Reveals the hidden origins of kitsch in poetry from the eighteenth century. Taking its title from John Keats, My Silver Planet contends that the problem of elite poetry’s relation to popular culture bears the indelible mark of its turbulent incorporation of vernacular poetry―a legacy shaped by nostalgia, contempt, and fraudulence. Daniel Tiffany reactivates and fundamentally redefines the concept of kitsch, freeing it from modernist misapprehension and ridicule, by tracing its origin to poetry’s alienation from the emergent category of literature. Tiffany excavates the forgotten history of poetry’s relation to kitsch, beginning with the exuberant revival of archaic (and often spurious) ballads in Britain in the early eighteenth century. In these controversial events of poetic imposture, Tiffany identifies a submerged pact―in opposition to the bourgeois values of literature―between elite and vernacular poetries. Tiffany argues that the ballad revival―the earliest explicit formation of what we now call popular culture―sparked a perilous but seemingly irresistible flirtation (among elite audiences) with poetic forgery that endures today in the ambiguity of the kitsch Is it real or fake, art or kitsch? He goes on to trace the genealogy of kitsch in texts ranging from nursery rhymes and poetic melodrama to the lyric commodities of Baudelaire. He scrutinizes the fascist “paradise” inscribed in Ezra Pound’s Cantos as well as the avant-garde poetry of the New York School and its debt to pop and “plastic” art. By exposing and elaborating the historical poetics of kitsch, My Silver Planet transforms our sense of kitsch as a category of material culture.
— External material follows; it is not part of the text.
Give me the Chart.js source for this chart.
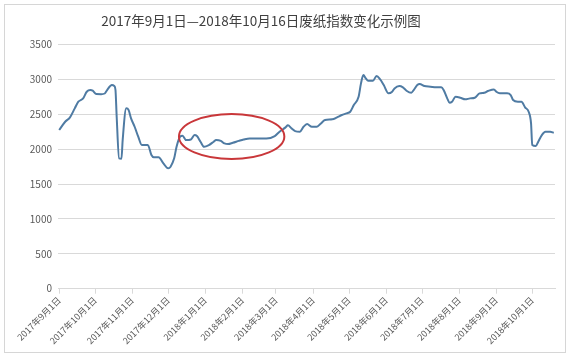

Daniel Tiffany is the author of six full-length collections of poetry, including Privado (Action Books, 2010), Neptune Park (Omnidawn, 2013), and his most recent volume, Cry Baby Mystic, along with chapbooks from Oystercatcher Press and Noemi. In addition, Tiffany has been instrumental in the projects of BLUNT RESEARCH GROUP, including its celebrated first book, The Work-Shy, published in the Wesleyan Poetry Series in 2016. His poems have also appeared in journals such as Paris Review, Poetry, Tin House, jubilat, Lana Turner, Fence, Bomb, Chicago Review, Brooklyn Rail, and many others. In addition, five volumes of his literary criticism—Toy Medium and Infidel Poetics, among them--have been published by presses including Harvard and Johns Hopkins, as well as the University of Chicago and the University of California. Tiffany is the author of the entry on “Lyric Poetry” in the Oxford Encyclopedia of Literature. Apart from his own writing, he has published translations from French, Greek, and Italian writers. He is a recipient of the Berlin Prize, awarded by the American Academy in Berlin.
The subtitle delivers what it promises: a secret history of poetry and kitsch. We look at kitsch differently when we see it as originating from controversies and scandals about poetry during the rise of popular culture in the eighteenth century, and not just with reference to the visual arts and material culture in the twentieth century. We also look at poetry differently when we see how entangled with kitsch elite poetry was, and still is, despite Wordsworthian attempts to purify the language of tribe, and Modernist efforts to denounce kitsch and switch attention from diction to form. As a poet, I'm rather more interested in looking at poetry differently, and this volume casts new light on, finds a thread through many apparently different lots of poets: the renovators and falsifiers of the ballad revival in the eighteenth century, the Shenstone and the Walpole sets, Baudelaire, Ezra Pound, the first and second generations of the New York School, and five twentieth-century American poets who worked the poetics of kitsch critically, John Wieners, Barbara Guest, Frederick Seidel, Djuna Barnes, and Jack Spicer. My Silver Planet is a scintillating work of literary scholarship and cultural criticism.